How I verified CPU inference works:
After root-causing the launch crash (#585) to ggml's CUDA backend aborting on an unsupported PTX error, we tested whether the app functions with the GPU excluded from inference. Launching fluidvoice.exe with the environment variable CUDA_VISIBLE_DEVICES=-1 hides all CUDA devices from the process, which forces ggml to initialize its CPU backend instead of aborting.
Result: the app launched successfully for the first time on this machine, and dictation worked end-to-end — audio captured, transcribed by the parakeet model on CPU, and text delivered. This was on modest hardware (a laptop with a 2016-era
Quadro M2000M, i.e. no GPU assist at all), and transcription performance was usable for normal dictation.

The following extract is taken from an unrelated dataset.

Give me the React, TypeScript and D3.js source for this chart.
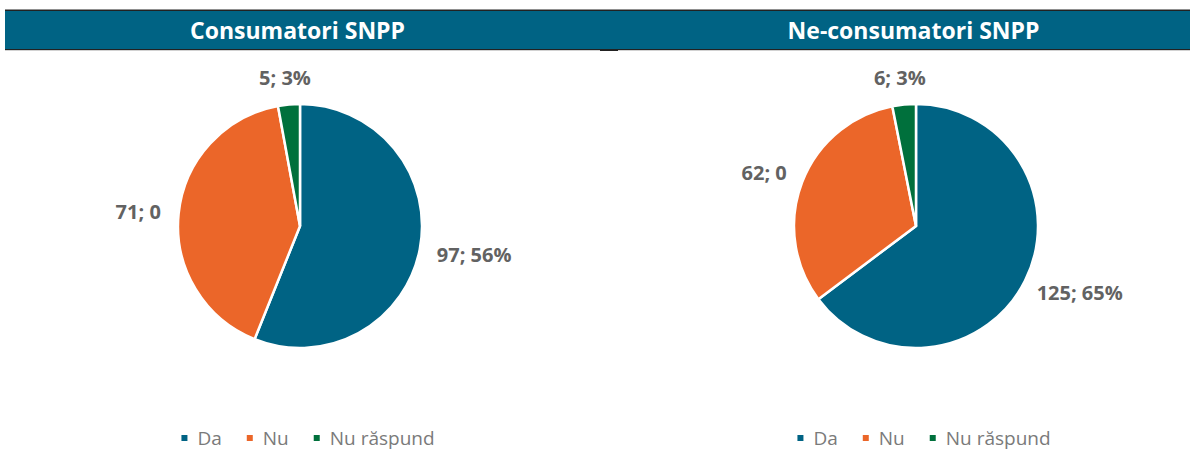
import * as d3 from "d3";

// categories and values
const categories = ["Da", "Nu", "Nu răspund"];
const colors = ["#006384", "#EB6629", "#00703C"];
const titles = ["Consumatori SNPP", "Ne-consumatori SNPP"];
const consumatoriValues = [97, 71, 5];
const consumatoriLabels = ["97; 56%", "71; 0", "5; 3%"];
const neConsumatoriValues = [125, 62, 6];
const neConsumatoriLabels = ["125; 65%", "62; 0", "6; 3%"];

const W = 1190;
const H = 450;
const radius = 122;
const pieY = 226;
const labelFont = "bold 20px 'Open Sans'";
const legendFont = "19px 'Open Sans'";

// measure text with a canvas so labels and legend can be placed like Excel does
const ctx = document.createElement("canvas").getContext("2d")!;
const measure = (text: string, font: string) => {
  ctx.font = font;
  return ctx.measureText(text).width;
};

const panels = [
  { cx: 300, title: titles[0], values: consumatoriValues, labels: consumatoriLabels },
  { cx: 916, title: titles[1], values: neConsumatoriValues, labels: neConsumatoriLabels },
];

const pie = d3
  .pie<number>()
  .sort(null)
  .value((d) => d);
const arc = d3.arc<d3.PieArcDatum<number>>().innerRadius(0).outerRadius(radius);

const Legend = ({ cx }: { cx: number }) => {
  const gap = 25;
  const widths = categories.map((c) => 16 + measure(c, legendFont));
  const total = d3.sum(widths) + gap * (categories.length - 1);
  let x = cx - total / 2;
  return (
    <g>
      {categories.map((c, i) => {
        const x0 = x;
        x += widths[i] + gap;
        return (
          <g key={c}>
            <rect x={x0} y={435} width={6} height={6} fill={colors[i]} />
            <text x={x0 + 16} y={445} fill="#7a7a7a" style={{ font: legendFont }}>
              {c}
            </text>
          </g>
        );
      })}
    </g>
  );
};

const Pie = ({ cx, values, labels }: { cx: number; values: number[]; labels: string[] }) => {
  const arcs = pie(values);
  return (
    <g transform={`translate(${cx},${pieY})`}>
      {arcs.map((a, i) => (
        <path key={i} d={arc(a)!} fill={colors[i]} stroke="#fff" strokeWidth={2.5} />
      ))}
      {arcs.map((a, i) => {
        const mid = (a.startAngle + a.endAngle) / 2;
        const dx = Math.sin(mid);
        const dy = -Math.cos(mid);
        const w = measure(labels[i], labelFont);
        const r = radius + 18;
        const x = dx * r + (dx * w) / 2;
        const y = dy * r + dy * 9;
        return (
          <text
            key={"l" + i}
            x={x}
            y={y}
            textAnchor="middle"
            dominantBaseline="central"
            fill="#626262"
            style={{ font: labelFont }}
          >
            {labels[i]}
          </text>
        );
      })}
    </g>
  );
};

export default function App() {
  return (
    <svg
      width={W}
      height={H}
      style={{ position: "absolute", left: 0, top: 0, background: "#fff" }}
    >
      {/* header band */}
      <rect x={5} y={9.5} width={W - 5} height={1.5} fill="#222" />
      <rect x={5} y={11} width={W - 5} height={38} fill="#006384" />
      <rect x={5} y={49} width={W - 5} height={1.2} fill="#222" />
      <rect x={600} y={49} width={18} height={2} fill="#222" />
      {panels.map((p) => (
        <text
          key={p.title}
          x={p.cx - 2.5}
          y={30}
          textAnchor="middle"
          dominantBaseline="central"
          fill="#fff"
          style={{ font: "bold 23px 'Open Sans'" }}
        >
          {p.title}
        </text>
      ))}
      {panels.map((p) => (
        <g key={"p" + p.title}>
          <Pie cx={p.cx} values={p.values} labels={p.labels} />
          <Legend cx={p.cx + 8} />
        </g>
      ))}
    </svg>
  );
}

This confirms two things: (1) nothing in the pipeline actually requires CUDA the CPU path is fully functional and only unreachable because the CUDA error aborts the process before fallback can occur, and (2) a manual CPU option / automatic fallback is implementable with the backends already shipped in the app. The workaround has been running as a daily driver via a wrapper script
since, with no inference-related issues.
Test hardware:
Intel Core i7-6820HQ (4C/8T, Skylake, 2015) — CPU inference only, GPU fully excluded via CUDA_VISIBLE_DEVICES=-1. Dictation was responsive and accurate on this old quad-core mobile CPU, so the CPU fallback path should be viable across virtually all hardware.